• Prompt
Copy every entry exactly as given, minus the images.

• Data in this exercise

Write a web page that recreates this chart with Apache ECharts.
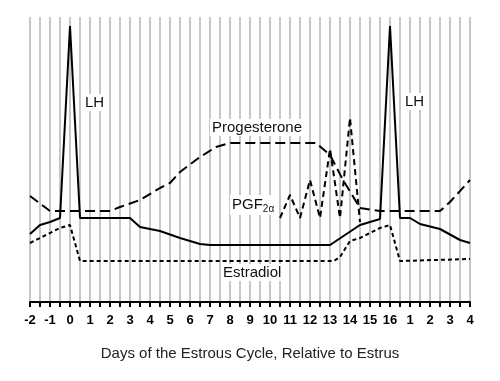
<!DOCTYPE html>
<html><head><meta charset="utf-8">
<script src="https://cdn.jsdelivr.net/npm/echarts@6/dist/echarts.min.js"></script>
<style>html,body{margin:0;padding:0;background:#fff}#c{width:500px;height:381px}</style>
</head><body><div id="c"></div>
<script>
// Day positions (day 17..20 on the axis are shown as 1..4 of the next cycle)
const lhDays = [-2,-1.5,-1,-0.5,0,0.5,3,3.5,4,4.5,5.5,6.5,7,13,14.5,15.5,16,16.5,17,17.5,18.5,19.5,20];
const lhVals = [68,77,80,84,276,84,84,75,73,71,64,58,57,57,77,83,276,84,84,78,73,62,59];
const progDays = [-2,-1,2,2.5,3.5,4.5,5,5.5,6.5,7.3,8,12.3,13,13.65,14.5,15.5,18.5,19,20];
const progVals = [106,91,91,95,102,114,119,130,145,155,159,159,147,122,94,91,91,100,122];
const e2Days = [-2,-0.5,0,0.5,13.2,13.5,14,14.5,15.5,16,16.5,20];
const e2Vals = [59,74,77,41,41,45,61,64,74,77,41,43];
const pgfDays = [10.5,11,11.5,12,12.5,13,13.5,14,14.5];
const pgfVals = [84,107,84,122,84,153,84,184,80];
const xTitle = 'Days of the Estrous Cycle, Relative to Estrus';
const cycleLength = 16;

const pairs = (xs, ys) => xs.map((x, i) => [x, ys[i]]);
const chart = echarts.init(document.getElementById('c'));
const F = '"Liberation Sans", Arial, sans-serif';
const base = {type:'line', showSymbol:false, symbol:'none', silent:true, animation:false, z:5};
const lbl = (text, left, top) => ({type:'text', left, top, z:3,
  style:{text, fontSize:15, fontFamily:F, fill:'#111', backgroundColor:'#fff', padding:[1,2]}});
chart.setOption({
  animation:false,
  grid:{left:30,right:30,top:17,bottom:79},
  xAxis:{
    type:'value', min:-2, max:20, interval:0.5,
    axisLine:{show:true,onZero:false,lineStyle:{color:'#000',width:2}},
    axisTick:{show:true,length:5,lineStyle:{color:'#000',width:2}},
    splitLine:{show:true,lineStyle:{color:'#c8c8c8',width:2}},
    axisLabel:{
      margin:12, color:'#000', fontWeight:'bold', fontSize:13, fontFamily:F,
      formatter:v => Number.isInteger(v) ? String(v <= cycleLength ? v : v - cycleLength) : ''
    },
    name:xTitle, nameLocation:'middle', nameGap:44,
    nameTextStyle:{color:'#222',fontSize:15,fontFamily:F}
  },
  yAxis:{type:'value',min:0,max:285,show:false,splitLine:{show:false}},
  series:[
    Object.assign({}, base, {name:'LH', data:pairs(lhDays,lhVals), lineStyle:{color:'#000',width:2,type:'solid'}}),
    Object.assign({}, base, {name:'Progesterone', data:pairs(progDays,progVals), lineStyle:{color:'#000',width:2,type:[10,5]}}),
    Object.assign({}, base, {name:'Estradiol', data:pairs(e2Days,e2Vals), lineStyle:{color:'#000',width:2,type:[4,3]}}),
    Object.assign({}, base, {name:'PGF2a', data:pairs(pgfDays,pgfVals), lineStyle:{color:'#000',width:2,type:[6,4]}})
  ],
  graphic:[
    lbl('LH', 83, 94),
    lbl('LH', 403, 93),
    lbl('Progesterone', 210, 119),
    lbl('Estradiol', 221, 264),
    {type:'text',left:230,top:195,z:3,style:{
      text:'{a|PGF}{b|2α}', backgroundColor:'#fff', padding:[1,2],
      rich:{a:{fontSize:15,fontFamily:F,fill:'#111'},b:{fontSize:10,fontFamily:F,fill:'#111',verticalAlign:'bottom',padding:[8,0,0,0]}}
    }}
  ]
});
</script></body></html>
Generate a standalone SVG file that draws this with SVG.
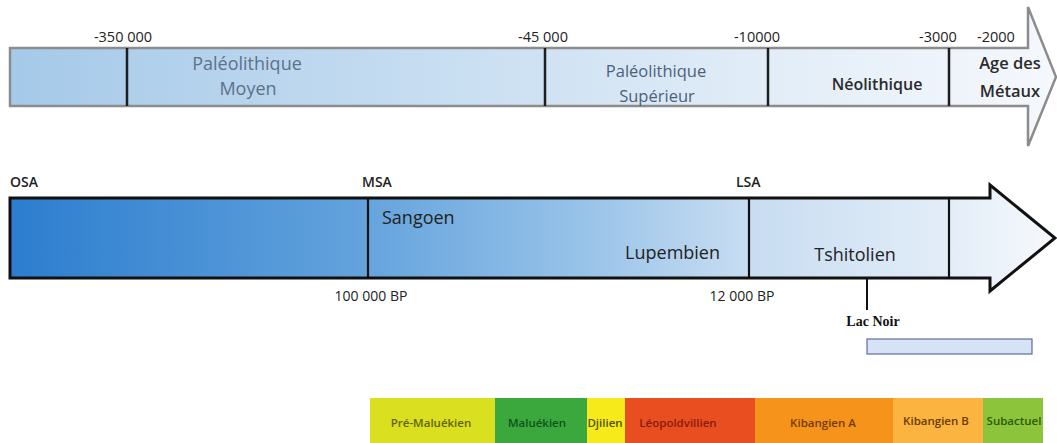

• The solution
Write a web page that recreates this chart with Apache ECharts.
<!DOCTYPE html>
<html><head><meta charset="utf-8">
<script src="https://cdn.jsdelivr.net/npm/echarts@6/dist/echarts.min.js"></script>
<style>html,body{margin:0;padding:0;background:#fff}#c{width:500px;height:381px}</style>
</head><body><div id="c"></div>
<script>
// Day positions (day 17..20 on the axis are shown as 1..4 of the next cycle)
const lhDays = [-2,-1.5,-1,-0.5,0,0.5,3,3.5,4,4.5,5.5,6.5,7,13,14.5,15.5,16,16.5,17,17.5,18.5,19.5,20];
const lhVals = [68,77,80,84,276,84,84,75,73,71,64,58,57,57,77,83,276,84,84,78,73,62,59];
const progDays = [-2,-1,2,2.5,3.5,4.5,5,5.5,6.5,7.3,8,12.3,13,13.65,14.5,15.5,18.5,19,20];
const progVals = [106,91,91,95,102,114,119,130,145,155,159,159,147,122,94,91,91,100,122];
const e2Days = [-2,-0.5,0,0.5,13.2,13.5,14,14.5,15.5,16,16.5,20];
const e2Vals = [59,74,77,41,41,45,61,64,74,77,41,43];
const pgfDays = [10.5,11,11.5,12,12.5,13,13.5,14,14.5];
const pgfVals = [84,107,84,122,84,153,84,184,80];
const xTitle = 'Days of the Estrous Cycle, Relative to Estrus';
const cycleLength = 16;

const pairs = (xs, ys) => xs.map((x, i) => [x, ys[i]]);
const chart = echarts.init(document.getElementById('c'));
const F = '"Liberation Sans", Arial, sans-serif';
const base = {type:'line', showSymbol:false, symbol:'none', silent:true, animation:false, z:5};
const lbl = (text, left, top) => ({type:'text', left, top, z:3,
  style:{text, fontSize:15, fontFamily:F, fill:'#111', backgroundColor:'#fff', padding:[1,2]}});
chart.setOption({
  animation:false,
  grid:{left:30,right:30,top:17,bottom:79},
  xAxis:{
    type:'value', min:-2, max:20, interval:0.5,
    axisLine:{show:true,onZero:false,lineStyle:{color:'#000',width:2}},
    axisTick:{show:true,length:5,lineStyle:{color:'#000',width:2}},
    splitLine:{show:true,lineStyle:{color:'#c8c8c8',width:2}},
    axisLabel:{
      margin:12, color:'#000', fontWeight:'bold', fontSize:13, fontFamily:F,
      formatter:v => Number.isInteger(v) ? String(v <= cycleLength ? v : v - cycleLength) : ''
    },
    name:xTitle, nameLocation:'middle', nameGap:44,
    nameTextStyle:{color:'#222',fontSize:15,fontFamily:F}
  },
  yAxis:{type:'value',min:0,max:285,show:false,splitLine:{show:false}},
  series:[
    Object.assign({}, base, {name:'LH', data:pairs(lhDays,lhVals), lineStyle:{color:'#000',width:2,type:'solid'}}),
    Object.assign({}, base, {name:'Progesterone', data:pairs(progDays,progVals), lineStyle:{color:'#000',width:2,type:[10,5]}}),
    Object.assign({}, base, {name:'Estradiol', data:pairs(e2Days,e2Vals), lineStyle:{color:'#000',width:2,type:[4,3]}}),
    Object.assign({}, base, {name:'PGF2a', data:pairs(pgfDays,pgfVals), lineStyle:{color:'#000',width:2,type:[6,4]}})
  ],
  graphic:[
    lbl('LH', 83, 94),
    lbl('LH', 403, 93),
    lbl('Progesterone', 210, 119),
    lbl('Estradiol', 221, 264),
    {type:'text',left:230,top:195,z:3,style:{
      text:'{a|PGF}{b|2α}', backgroundColor:'#fff', padding:[1,2],
      rich:{a:{fontSize:15,fontFamily:F,fill:'#111'},b:{fontSize:10,fontFamily:F,fill:'#111',verticalAlign:'bottom',padding:[8,0,0,0]}}
    }}
  ]
});
</script></body></html>
Generate a standalone SVG file that draws this with SVG.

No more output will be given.